Sunday, 13 November 2011

“This is what people look like…”

Beginners: directed and written by Mike Mills

In a film overflowing with moments unique in their eccentric nature one of my favourite random scenes in Beginners is on where young Oliver’s mother takes him to his bedroom and tells him that he can come in here, lock the door and scream whenever things get too much and he feels the urge to let it all out. He emerges a few moments later. “I don’t feel like screaming,” he tells her. She responds, “You will.” And, in all her maternal wisdom you’d expect that she’d be right. She’s not. The curiously (but not inappropriately) titled Beginners is the tale of Oliver Fields. He is a charming, if stoic graphic artist who in theory makes for a problematic protagonist. McGregor, memorably at his best when using his hoards of charm must project a man with deep scars unable to achieve true human contact, but still worthy of our time. Opening the film with Oliver emptying his dead father’s pills sets us up for two divergent, but similarly dubious, films. Either we’re making our way into a farcical piece, or an overwrought melodrama. It’s a great achievement on Mills’ part that what we get is neither.
I’ve previously lamented, in this very space, the especially thin line between films aiming for realism and films succeeding in being mundane. Mills, though, achieves what few films in recent memory have been able to with a playing field that’s so slight. Acutely aware of the way that life exists less a prolonged narrative, and more a series of arbitrary vignettes Beginners achieves the naturalistic nature of real life with a charming cadence that never slips into oversentimentality. The narrative, and the use of the word is arbitrary since narrative suggest something much more linear, unfolds on three planes – Oliver as a child sharing random moments with his mother, Oliver as an adult caring for his dying father, and Oliver a few moments later falling in love with a French actress. It all sounds very precise and deliberate, but it in actuality it’s all rather free and unmeasured. This is no bildungsroman, and yet it’s an account of Oliver’s journey to repression and then through it. Perhaps.

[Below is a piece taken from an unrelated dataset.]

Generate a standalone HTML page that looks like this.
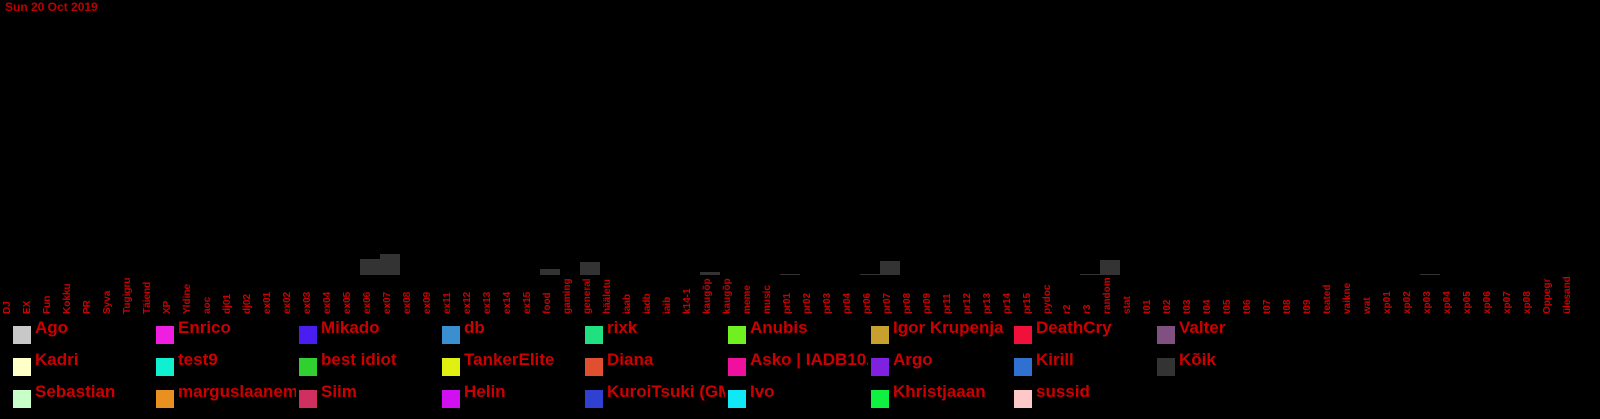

The diffident manner in which the scenes unfold is not indicative of Mills’ uncertainty as a director, but rather is understanding of the tale, for it is something of a semi-autobiography. Ebb and Kander have a song that when “it” all comes through it’s a quiet thing. I like to think that that elusive “it” is more than just love, but a fuller appreciation for life and all that it’s worth and both Oliver and his father find “it” late. Appreciate of the life he’s forged, but tired of living in theory and a widower at 75, after a 40 year marriage he comes out to his son. It’s not incidental that in all the moments of Oliver as a child we never meet his father, but instead spend them with his eccentric and subtly sad mother (beautifully brought to life by Mary Page Keller). He’s grown up learning to keep people at a distance, an existence he’s stuck and one which the sprite-like Anna threatens. The love story at the heart of the film, then, is less of one specifically between Anna and Oliver and one between humans and life.
Beginners, then, stands out oddly when considered among the oeuvre of contemporary dramas. The wave of melancholy permeating the sweetness is mystifying at times as Mills encourages us to smile through our tears. One of the most inexplicable things you’d notice about art is that it is at its most universal when it takes great pains to be as personal as possible. Oliver’s voiceover narration, cannily interspersed with some excellent editing achieves the expansiveness of the human life, with the miscroscope still specifically focused on Oliver. It makes me think of Beginners as a polar opposite – yet, nonetheless, a fine companion piece – the issues of The Tree of Life. The father/son relationship of Plummer and McGregor doesn’t overshadow the story, though. Mills’ concern isn’t specifically man to man, but person to person.
Each time Oliver would tell us that this is what X looked like in a specific time, I’d begin thinking just how little there was to discern in people from then to now and I began to realise that it was this lack of obvious discernment which the film might have been suggesting in the first place. There is only one real end in life – death, which means that everything else, every new day, ever new experience is beginning and every day we are all beginners. This is what beginning look likes, difficult to explicitly discern, perhaps just as difficult to tangibly feel until it’s far gone and you just know. There is little about Beginners which screams excellence, it just is.

A-

2 comments:

Nick Prigge said...

Finally just saw this last night. I knew you were a champion of it and you were right on the money. What a fantastic film. And this is a fantastic review. I can't even begin to express how eloquently you summarize it, but everything you say does the film the justice it deserves.

I put the Netflix envelope in the mail this morning and immediately regretted it. I should have kept it and watched it again tonight.

Andrew: Encore Entertainment said...

nick aaaaw, man. this completely made my day. not that you liked my review (which is a plus) but that you liked it too. it's such am impossibly sweet film, and it just works so well.